Fire hydrant art causes concern in Amherstburg
Town doesn't want to end long-standing tradition
Amherstburg's fire department is expressing concern about the town allowing hydrants to be painted even though it contradicts the Ontario Fire Code.
For more than 20 years the Town of Amherstburg has allowed many of the typically yellow hydrants in the downtown to be turned into art. Most recently, high school students expressed their patriotism by covering them in designs inspired by Canada's 150th birthday.
However, hydrants must be specifically colour-coded, according to Ontario's Fire Protection and Prevention Act. The hydrant's cap colour tells firefighters how much water flows out. For example, red caps signal the lowest flow rate, while blue markings mean it has the most capacity.
"We're fully aware of the hydrants that have been painted," said Amherstburg Deputy Fire Chief Lee Tome.
Some residents in downtown Amherstburg weren't aware painting a hydrant is against provincial rules.
"If it's been around for 20 years, just leave it be," said Mary Anne Kresky.
For others, it's a conundrum that gives them pause.
"It is beautiful. It does bring out the heritage in the town," said Jennifer Starling "However, it does go against the code. Rules are in place for a reason."
'Firefighter safety issue'
Outside of the 13 decorated hydrants near the Ford Malden National Historic Site, Amherstburg Fire said residents elsewhere aren't permitted to paint them. Tome's worried residents will see the colourful creations and want to replicate it in their own neighbourhood. A number of people have made the request, but they've all been denied.
"It's a concern for us if someone was to paint over a hydrant and we weren't aware of it," Tome said. "It could be a firefighter safety issue. If we think that we have a lot of water out of that hydrant and start putting firefighters in an interior of a building fighting a fire and don't have enough water."
I wouldn't want to be the one to stop the tradition- Aldo DiCarlo, Amherstburg mayor
The age-old tradition of painting fire hydrants fits into downtown Amherstburg's historic feel, according to Mayor Aldo DiCarlo.
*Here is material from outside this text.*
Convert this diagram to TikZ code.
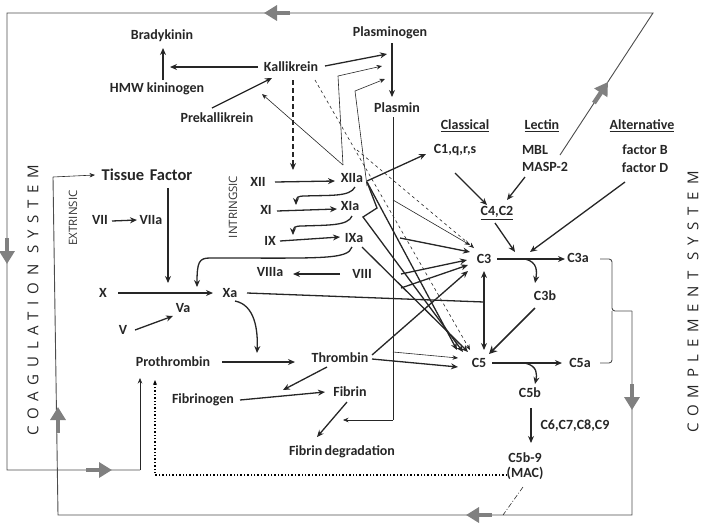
\documentclass[tikz,border=0pt]{standalone}
\usepackage{fontspec}
\setmainfont{Carlito}
\newfontfamily\sysfont[LetterSpace=45]{Open Sans}
\newfontfamily\smallsans{Open Sans}
\usetikzlibrary{arrows.meta}
\begin{document}
\begin{tikzpicture}[x=1pt,y=-1pt,
  lbl/.style={font=\bfseries\fontsize{14}{15}\selectfont, inner sep=1pt, text=black!85},
  big/.style={font=\bfseries\fontsize{16.5}{18}\selectfont, inner sep=1pt, text=black!85},
  vert/.style={font=\smallsans\fontsize{11.5}{12}\selectfont, rotate=90, inner sep=0pt, text=black!80},
  sys/.style={font=\sysfont\fontsize{15}{16}\selectfont, rotate=90, inner sep=0pt, text=black!85},
  ar/.style={draw=black!85, line width=1.3pt, -{Stealth[length=7pt,width=6pt]}},
  tar/.style={draw=black!85, line width=0.6pt, -{Stealth[length=5.5pt,width=4.5pt]}},
  ln/.style={draw=black!85, line width=1.3pt},
  tln/.style={draw=black!85, line width=0.6pt},
  gl/.style={draw=black!70, line width=0.9pt},
  gtip/.style={draw=black!50, fill=black!50, line width=4.5pt, -{Triangle[length=13pt,width=15pt]}},
]
\useasboundingbox (0,0) rectangle (707,523);
% ---------- nodes ----------
\node[lbl] (brady) at (162,36) {Bradykinin};
\node[lbl] (kall) at (291,67) {Kallikrein};
\node[lbl] (hmw) at (157,89) {HMW kininogen};
\node[lbl] (prek) at (217,118) {Prekallikrein};
\node[lbl] (plg) at (390,33) {Plasminogen};
\node[lbl] (plm) at (397,108) {Plasmin};
\node[lbl] (classical) at (465,126) {\underline{Classical}};
\node[lbl] (lectin) at (542,126) {\underline{Lectin}};
\node[lbl] (alt) at (642,126) {\underline{Alternative}};
\node[lbl] (c1) at (455,150) {C1,q,r,s};
\node[lbl] (mbl) at (535,150) {MBL};
\node[lbl] (masp) at (545,167) {MASP-2};
\node[lbl] (fb) at (645,150) {factor B};
\node[lbl] (fd) at (645,168) {factor D};
\node[big] (tf) at (147,175) {Tissue\,\,Factor};
\node[lbl] (vii) at (100,220) {VII};
\node[lbl] (viia) at (151,220) {VIIa};
\node[lbl] (xii) at (258,182) {XII};
\node[lbl] (xiia) at (352,178) {XIIa};
\node[lbl] (xi) at (266,210) {XI};
\node[lbl] (xia) at (350,206) {XIa};
\node[lbl] (ix) at (270,241) {IX};
\node[lbl] (ixa) at (354,238) {IXa};
\node[lbl] (viiia) at (270,272) {VIIIa};
\node[lbl] (viii) at (362,274) {VIII};
\node[lbl] (x) at (103,293) {X};
\node[lbl] (xa) at (230,293) {Xa};
\node[lbl] (v) at (123,330) {V};
\node[lbl] (va) at (183,308) {Va};
\node[lbl] (c42) at (497,213) {\underline{C4,C2}};
\node[lbl] (c3) at (484,259) {C3};
\node[lbl] (c3a) at (578,258) {C3a};
\node[lbl] (c3b) at (545,296) {C3b};
\node[lbl] (c5) at (479,363) {C5};
\node[lbl] (c5a) at (580,363) {C5a};
\node[lbl] (c5b) at (530,393) {C5b};
\node[lbl] (c6) at (575,426) {C6,C7,C8,C9};
\node[lbl, align=center] (mac) at (525,466) {C5b-9\\(MAC)};
\node[lbl] (prot) at (173,362) {Prothrombin};
\node[lbl] (thr) at (340,358) {Thrombin};
\node[lbl] (fbg) at (203,400) {Fibrinogen};
\node[lbl] (fbn) at (350,392) {Fibrin};
\node[lbl] (fdeg) at (342,452) {Fibrin\,degradation};
\node[vert] (extr) at (73,218) {EXTRINSIC};
\node[vert] (intr) at (233,207) {INTRINGSIC};
\node[sys] (coag) at (33,300) {COAGULATION SYSTEM};
\node[sys] (comp) at (693,302) {COMPLEMENT SYSTEM};
% ---------- outer loops ----------
\draw[gl] (560,155) -- (653,13) -- (7,13) -- (7,470) -- (140,470);
\draw[tar] (140,470) -- (140,378);
\draw[gtip] (594,103) -- (608,82);
\draw[gtip] (290,13) -- (264,13);
\draw[gtip] (7,238) -- (7,264);
\draw[gtip] (86,470) -- (112,470);
\draw[gl] (600,259) [rounded corners=3pt] -- (612,259) -- (612,311) -- (632,311);
\draw[gl, rounded corners=3pt] (600,363) -- (612,363) -- (612,311);
\draw[gl] (632,311) -- (632,515) -- (58,515) -- (53,177);
\draw[tar] (53,177) -- (95,175);
\draw[gtip] (632,384) -- (632,410);
\draw[gtip] (492,515) -- (466,515);
\draw[gtip] (58,433) -- (58,407);
\draw[line width=1.4pt, dotted, -{Stealth[length=5pt,width=4pt]}] (507,475) -- (155,475) -- (155,380);
\draw[tln, dash pattern=on 5pt off 2pt on 1pt off 2pt] (523,487) -- (503,515);
% ---------- kallikrein area ----------
\draw[ar] (163,80) -- (163,48);
\draw[ar] (258,67) -- (170,67);
\draw[ar] (212,108) -- (272,78);
\draw[ar] (325,66) -- (387,54);
\draw[ar, dash pattern=on 5pt off 3pt] (293,80) -- (293,170);
\draw[tar] (343,165) -- (262,94);
\draw[tar] (343,165) -- (338,76) -- (382,66);
\draw[tar] (367,186) -- (355,91) -- (385,79);
\draw[tar, dashed] (315,80) -- (470,350);
\draw[tar, dashed] (357,150) -- (474,248);
\draw[ar] (392,43) -- (392,97);
\draw[tln] (393,117) -- (393,420);
\draw[tar] (393,420) -- (343,420);
\draw[tar] (393,200) -- (470,245);
\draw[tar] (393,352) -- (458,358);
% ---------- intrinsic ----------
\draw[ar] (275,182) -- (335,181);
\draw[ar] (277,211) -- (337,209);
\draw[ar] (280,241) -- (340,237);
\draw[ar] (340,274) -- (293,274);
\draw[ar] (355,187) .. controls (350,197) and (330,195) .. (305,196) .. controls (297,196) and (296,198) .. (296,205);
\draw[ar] (352,216) .. controls (348,226) and (328,225) .. (302,226) .. controls (294,226) and (293,228) .. (293,235);
\draw[ar] (352,247) .. controls (348,260) and (320,258) .. (210,258) .. controls (199,258) and (197,262) .. (197,287);
\draw[ar] (367,181) -- (426,154);
\draw[ar] (367,182) -- (457,350);
\draw[ar] (367,182) -- (377,208) -- (363,217) -- (463,352);
\draw[ar] (362,247) -- (468,352);
\draw[ar] (400,238) -- (470,252);
\draw[ar] (401,274) -- (467,260);
\draw[ar] (401,288) -- (468,265);
% ---------- extrinsic / common ----------
\draw[ar] (168,188) -- (168,283);
\draw[ar] (112,221) -- (137,220);
\draw[ar] (118,293) -- (213,293);
\draw[ar] (135,330) -- (173,316);
\draw[ln] (247,293) -- (484,302);
\draw[ar] (235,301) .. controls (255,305) and (258,330) .. (257,353);
\draw[ar] (222,362) -- (295,362);
\draw[ar] (372,355) -- (468,271);
\draw[ar] (372,359) -- (458,367);
\draw[ar] (327,367) -- (283,390);
\draw[ar] (240,400) -- (325,392);
\draw[ar] (347,402) -- (317,437);
% ---------- complement ----------
\draw[ar] (455,173) -- (487,205);
\draw[ar] (525,177) -- (507,200);
\draw[ar] (625,182) -- (530,252);
\draw[ar] (495,223) -- (515,252);
\draw[ar] (497,259) -- (565,259);
\draw[ar] (525,259) .. controls (538,262) and (537,272) .. (535,283);
\draw[line width=1.3pt, draw=black!85, {Stealth[length=7pt,width=6pt]}-{Stealth[length=7pt,width=6pt]}] (484,271) -- (484,350);
\draw[line width=1.7pt, draw=black!85, -{Stealth[length=8pt,width=8pt]}] (535,308) -- (489,354);
\draw[ar] (492,363) -- (562,363);
\draw[ar] (525,363) .. controls (538,366) and (537,375) .. (535,384);
\draw[ar] (531,408) -- (531,443);
\end{tikzpicture}
\end{document}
The dull, yellow hydrants look out of place, he said.
"It is something that is not normally accepted, but we do it anyway in the Town of Amherstburg," said DiCarlo.
Ending this unusual policy isn't something DiCarlo thinks will happen, unless the "province comes down on us."
"I wouldn't want to be the one to stop the tradition," he said.
Travelling through the City of Windsor, you'll only see the typical yellow hydrants with specifically-coloured caps.
EnWin had to turn down an influx of requests last year to transform them into a popular cartoon character known as a Minion.